Chodzi mi o taki model który bez wymiennych obiektywów będzie jak najbardziej uniwersalnym aparatem z obiektywem od szerokiego to tele a przy tym w miare ostrym obiektywie i użytecznej czułosci 1600 :)
Wersja do druku
Chodzi mi o taki model który bez wymiennych obiektywów będzie jak najbardziej uniwersalnym aparatem z obiektywem od szerokiego to tele a przy tym w miare ostrym obiektywie i użytecznej czułosci 1600 :)
Poczytaj test kolegi z naszego forum:
Rasowy kieszonkowiec – Canon G7X II | epicure | fotografia | blog | Łukasz Sarwiński
albo i cały wątek o G7X II.
Nie ma wizjera. Jeśli to przeszkadza to trzeba poczekać na upgrade G5X bo bez Digica 7 jest za wolno.
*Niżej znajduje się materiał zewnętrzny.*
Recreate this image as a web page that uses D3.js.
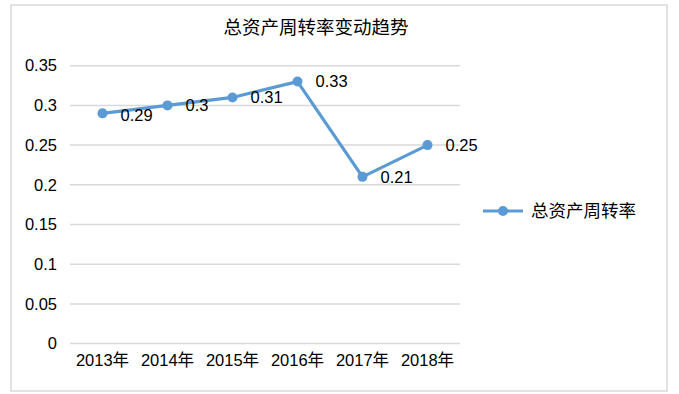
<!DOCTYPE html>
<html>
<head>
<meta charset="utf-8">
<script src="https://cdn.jsdelivr.net/npm/d3@7"></script>
<style>
  body { margin: 0; background: #fff; }
  svg text { fill: #000; }
</style>
</head>
<body>
<div id="viz"></div>
<script>
var years = ["2013年", "2014年", "2015年", "2016年", "2017年", "2018年"];
var turnover = [0.29, 0.30, 0.31, 0.33, 0.21, 0.25];
var labels = ["0.29", "0.3", "0.31", "0.33", "0.21", "0.25"];
var yTicks = [0, 0.05, 0.1, 0.15, 0.2, 0.25, 0.3, 0.35];
var yTickLabels = ["0", "0.05", "0.1", "0.15", "0.2", "0.25", "0.3", "0.35"];
var title = "总资产周转率变动趋势";
var seriesName = "总资产周转率";

var W = 679, H = 394,
    line_color = "#5b9bd5",
    grid_color = "#d9d9d9",
    num_font = "'Liberation Sans', sans-serif",
    cjk_font = "'Liberation Sans', 'Noto Sans CJK SC', sans-serif";

var plot = {left: 70, right: 460, top: 65.7, bottom: 343.6};

var svg = d3.select("#viz").append("svg")
    .attr("width", W).attr("height", H);

// outer border
svg.append("rect")
    .attr("x", 11).attr("y", 5)
    .attr("width", 656).attr("height", 386)
    .attr("fill", "#fff")
    .attr("stroke", grid_color)
    .attr("stroke-width", 1.5);

svg.append("text")
    .attr("x", 316).attr("y", 34)
    .attr("text-anchor", "middle")
    .style("font-family", "'Noto Sans CJK SC', sans-serif")
    .style("font-size", "18.5px")
    .text(title);

var x = d3.scaleBand().domain(years).range([plot.left, plot.right]);
var y = d3.scaleLinear().domain([0, 0.35]).range([plot.bottom, plot.top]);

/* gridlines */
svg.append("g").selectAll("line").data(yTicks).enter()
    .append("line")
    .attr("x1", plot.left).attr("x2", plot.right)
    .attr("y1", function(d) { return y(d); })
    .attr("y2", function(d) { return y(d); })
    .attr("stroke", grid_color)
    .attr("stroke-width", 1.5);

/* y axis */
var yAxis = d3.axisLeft(y).tickValues(yTicks).tickSize(0).tickPadding(13)
    .tickFormat(function(d, i) { return yTickLabels[i]; });
svg.append("g")
    .attr("transform", "translate(" + plot.left + ",0)")
    .call(yAxis)
    .call(function(g) { g.select(".domain").remove(); })
    .selectAll("text")
    .style("font-family", num_font)
    .style("font-size", "16.5px")
    .attr("fill", "#000");

/* x axis */
var xAxis = d3.axisBottom(x).tickSize(0).tickPadding(11);
svg.append("g")
    .attr("transform", "translate(0," + plot.bottom + ")")
    .call(xAxis)
    .call(function(g) { g.select(".domain").remove(); })
    .selectAll("text")
    .style("font-family", cjk_font)
    .style("font-size", "16.5px")
    .attr("fill", "#000");

/* line */
var pts = years.map(function(d, i) { return [x(d) + x.bandwidth() / 2, y(turnover[i])]; });
svg.append("path")
    .datum(pts)
    .attr("d", d3.line())
    .attr("fill", "none")
    .attr("stroke", line_color)
    .attr("stroke-width", 3.2)
    .attr("stroke-linejoin", "round");

svg.append("g").selectAll("circle").data(pts).enter()
    .append("circle")
    .attr("cx", function(d) { return d[0]; })
    .attr("cy", function(d) { return d[1]; })
    .attr("r", 5)
    .attr("fill", line_color);

/* data labels */
svg.append("g").selectAll("text").data(pts).enter()
    .append("text")
    .attr("x", function(d) { return d[0] + 18; })
    .attr("y", function(d, i) { return d[1] + (i === 0 ? 2 : 0); })
    .attr("dy", "0.35em")
    .style("font-family", num_font)
    .style("font-size", "16.5px")
    .text(function(d, i) { return labels[i]; });

/* legend */
var lg = svg.append("g").attr("transform", "translate(483,211)");
lg.append("line").attr("x1", 0).attr("x2", 40).attr("y1", 0).attr("y2", 0)
    .attr("stroke", line_color).attr("stroke-width", 3.2);
lg.append("circle").attr("cx", 20).attr("cy", 0).attr("r", 5).attr("fill", line_color);
lg.append("text").attr("x", 48).attr("y", 0).attr("dy", "0.35em")
    .style("font-family", "'Noto Sans CJK SC', sans-serif")
    .style("font-size", "17.5px")
    .text(seriesName);
</script>
</body>
</html>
Ja używam go "na co dzień" w robocie i turystyce i jest bardzo fajny.
w sumie niecanona też może być jeśli ktoś ma wiedzę :)
Dla mnie najlepszy to jest "niecanona". Kupiłem kiedyś przypadkiem Lumixa LF1 i dla mnie został najlepszym. Czemu - bo biały (nie rzuca się w oczy), bo ma RAW, bo zakres ogniskowych zawsze wystarcza (28-200 mm), bo się mieści w kieszeni koszuli i nie widać że tam jest, bo leciutki i najważniejsze - bo tani!
Wiem, to starszy model, ale czasem do dostania. Zobacz zdjęcia z https://www.flickr.com/search/?text=lumix%20LF1 - dlatego też go lubię, bo w większości wypadków wystarcza.
Panasonic LX100 jest bardzo chwalony, mam z nim styczność bo brat ma. Przesiadł się z Sony a6000 ze względu na rozmiary i niechęć zmiany obiektywów i jest bardzo zadowolony. Mały, lekki, ma wizjer, optyka jak na kompakt genialna- 24mm Leica.
Mogę jak najbardziej polecić.
LX 100 jest fajny, niezłe są też Soniaki RX100.
Z kompaktów to sony a7 II jest niezły :-)
g5x jest naprawdę fajny,w zasadzie przeszkadzała mi tylko spora dystorsja na szerokim
a G1x Mk III? albo coś innego z APS-C?